Mental Health Professionals and the Roles they Play
Medicine is multidisciplinary and some of it’s disciplines are more understood than others for example cardiology and gynecology over psychiatry.
When we suspect we could be suffering from possible cardiovascular or reproductive issues, we sometimes by pass the general practitioner and go straight to the specialists; we know exactly where to go.
What about mental health? Do we understand the different professionals who work in mental health and the roles they play?
The collaborative efforts of these professionals ensure that patients receive care in-patient, out-patient as well as post-hospital care.
So who are these professionals and what do they do?
Oxford Medicine describes a psychiatrist as a trained medical doctor who has received further training in the field of diagnosing and managing mental disorders and emotional and behavioural disturbances.
If you were to visit a hospital and express your concerns about your mental health or that of a loved one, you would be referred to a psychiatrist first.
The reason for this is that a psychiatrist diagnoses and prescribes treatment for the various mental disorders which includes therapy or drugs or a combination of both depending on the diagnosis of the patient.
Depending on his findings after examining you, the psychiatrist would then decide on the best course of treatment and whether you should be admitted or receive out-patient care.
Other than patient care, a psychiatrist can be called upon to explain medical concepts to lay men in settings such as a court of law or the media. He also delivers reports to the court as to whether a suspect has the mental capability to stand trial.
He/she is also responsible and accountable for the rights and care provided to all patients placed under his/her care.
Within the field of psychiatry there are specialisations such as child psychiatry and forensic psychiatry.
It is estimated that in Kenya there are about 100 psychiatrists for the current population of 45 million people.
2. Psychiatric Nurse
According to the American Psychiatric Nurses Association, psychiatric nurses are experts in crisis prevention, mental health, medications and therapies to assist patients in mastering mental illnesses.
Psychiatric nurses typically work closely with the psychiatrist’s and clinical psychologist’s to develop individualized treatment plans for their patient.
They also provide individual counselling to the patient as well as family so that they can have a better understanding of the illness.
She/he will also the assist the patient in personal grooming and dressing as is needed and also take their medications properly.
Unlike the West, where their roles are well defined, in Kenya psychiatric nurses often have to step into the psychiatrist’s shoes because of the lack of enough psychiatrists within the country.
A 2016 article by The Daily Nation titled, ‘Ours is a Society that doesn’t care about the mentally ill revealed that Kisumu District Hospital had been operating without a psychiatrist for over a year, as he was on leave.
This resulted in the psychiatric nurses taking up the full care of these patients despite the limited role they can play because of their training.
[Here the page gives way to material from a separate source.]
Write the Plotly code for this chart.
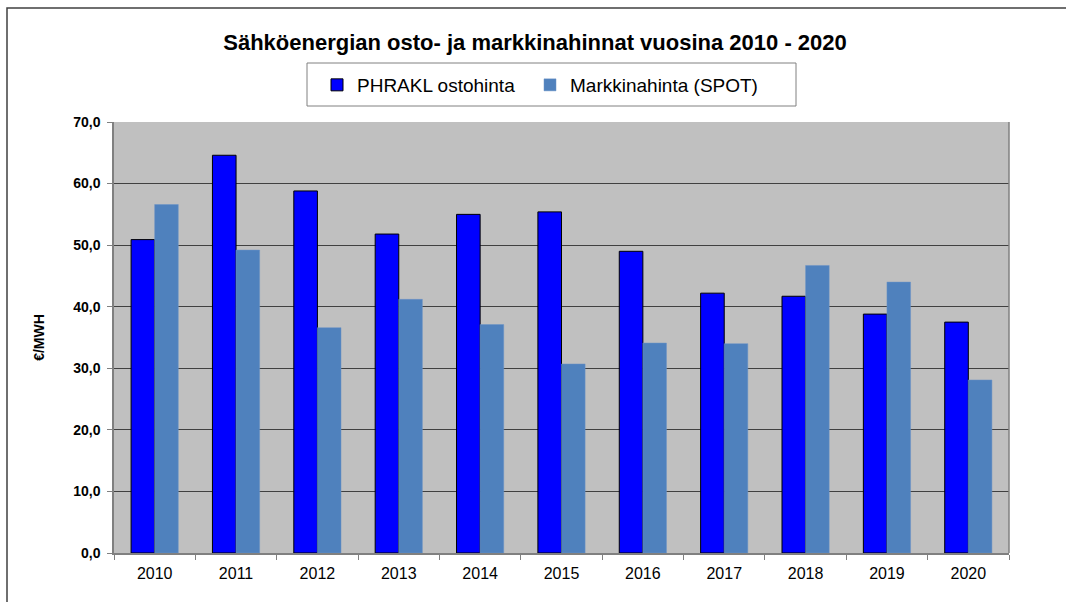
import plotly.graph_objects as go

years = ["2010", "2011", "2012", "2013", "2014", "2015", "2016", "2017", "2018", "2019", "2020"]
phrakl = [50.9, 64.6, 58.8, 51.8, 55.0, 55.4, 49.0, 42.2, 41.7, 38.8, 37.5]
spot = [56.6, 49.2, 36.6, 41.2, 37.1, 30.7, 34.1, 34.0, 46.7, 44.0, 28.1]

W, H = 1066, 602
L, R, T, B = 114, 1009, 122, 553

def px_x(x):
    return (x - L) / (R - L)

def px_y(y):
    return (B - y) / (B - T)

FONT = "Liberation Sans, Arial, sans-serif"

fig = go.Figure()
fig.add_trace(go.Bar(
    x=years, y=phrakl, name="PHRAKL ostohinta", legend="legend", showlegend=True,
    marker=dict(color="#0000FF", line=dict(color="#000000", width=1)),
))
fig.add_trace(go.Bar(
    x=years, y=spot, name="Markkinahinta (SPOT)", legend="legend2", showlegend=True,
    marker=dict(color="#4F81BD", line=dict(color="#6A93C6", width=0.5)),
))

shapes = [
    # outer chart frame
    dict(type="rect", xref="paper", yref="paper",
         x0=px_x(7), x1=px_x(1075), y0=px_y(610), y1=px_y(8),
         line=dict(color="#404040", width=1.5), fillcolor="rgba(0,0,0,0)", layer="below"),
    # legend box
    dict(type="rect", xref="paper", yref="paper",
         x0=px_x(307), x1=px_x(796), y0=px_y(106), y1=px_y(63),
         line=dict(color="#808080", width=1), fillcolor="rgba(0,0,0,0)", layer="below"),
    # right border of plot area
    dict(type="line", xref="paper", yref="paper", x0=1, x1=1, y0=0, y1=1,
         line=dict(color="#808080", width=1.5)),
]

leg_common = dict(
    orientation="h", xanchor="left", y=px_y(85), yanchor="middle",
    font=dict(size=19, family=FONT), bgcolor="rgba(0,0,0,0)", borderwidth=0,
    itemwidth=30, visible=True,
)

fig.update_layout(
    width=W, height=H,
    margin=dict(l=L, r=W - R, t=T, b=H - B, pad=0),
    paper_bgcolor="white",
    plot_bgcolor="#C0C0C0",
    separators=", ",
    showlegend=True,
    barmode="group",
    bargap=0.42,
    bargroupgap=0,
    font=dict(family=FONT, color="#000000"),
    title=dict(
        text="<b>Sähköenergian osto- ja markkinahinnat vuosina 2010 - 2020</b>",
        x=535 / W, xanchor="center", y=1 - 42 / H, yanchor="middle",
        font=dict(size=22, family=FONT, color="#000000"),
    ),
    legend=dict(x=px_x(317), **leg_common),
    legend2=dict(x=px_x(530), **leg_common),
    shapes=shapes,
    xaxis=dict(
        type="category",
        showline=True, linecolor="#808080", linewidth=1.5, mirror=False,
        ticks="outside", tickson="boundaries", ticklen=5, tickcolor="#808080",
        tickfont=dict(size=16, family=FONT, color="#000000"),
        ticklabelstandoff=5,
        showgrid=False,
    ),
    yaxis=dict(
        range=[0, 70], dtick=10, tickformat=".1f",
        showline=True, linecolor="#808080", linewidth=1.5,
        ticks="outside", ticklen=5, tickcolor="#808080",
        tickfont=dict(size=14, family=FONT, color="#000000", weight="bold"),
        ticklabelstandoff=4,
        showgrid=True, gridcolor="#404040", gridwidth=1,
        title=dict(text="<b>€/MWH</b>", font=dict(size=14, family=FONT), standoff=25),
        zeroline=False,
    ),
)

fig.write_html(
    "out.html",
    config={"displayModeBar": False},
    post_script="document.body.style.margin='0px';document.body.style.overflow='hidden';",
)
Psychiatric nurse cannot diagnose, review the progress of patients or change the drug regimen of patients.
3. Clinical Psychologist/ Therapist
The US National Alliance on Mental Illness describes a clinical psychologist as an individual trained to evaluate a person’s mental health using clinical interviews, psychological evaluations and testing.
He/she focuses on the diagnosis of mental disorders and works in collaboration with a psychiatrist to come up with the best course of treatment for the patient.
Other than mentally ill persons, they also provide individual or group therapy to persons with learning disabilities, those suffering from substance abuse problems, sexual difficulties and vocational problems.
Although the work of a clinical psychologist can sometimes overlap with that of a counselling psychologist, it’s important to understand that clinical psychologists can in some instances prescribe medication while a counselling psychologist cannot.
They are also involved in clinical supervision of patients in the hospital. They work in hospitals but also tend to have their own private practice.
They have a close working relationship with psychiatrist’s, psychiatric nurses and counselling psychologists that involves a lot of team work in ensuring the patient gets the best treatment possible.
4. Counselling Psychologist/ Therapist
Commonly known as counsellors, a counselling psychologist according to the American Psychologist’s Association (APA) helps people with physical, emotional and mental issues to improve their sense of well-being to alleviate feelings of distress and resolve crises.
Most often, they work with normal or moderately maladjusted individuals focusing more on emotional issues rather than mental disorders.
They assist children, adults, families, couples and groups deal with bereavement, domestic violence issues, relationship difficulties, traumas and mental health issues such as anxiety, depression and substance abuse.
Counsellors undertake an assessment of mental health needs to determine the course of treatment for patients. They also plan and implement specialist psychological treatment.
In Kenya, counselling psychologists can be found in hospitals, counselling centres or their own private practice.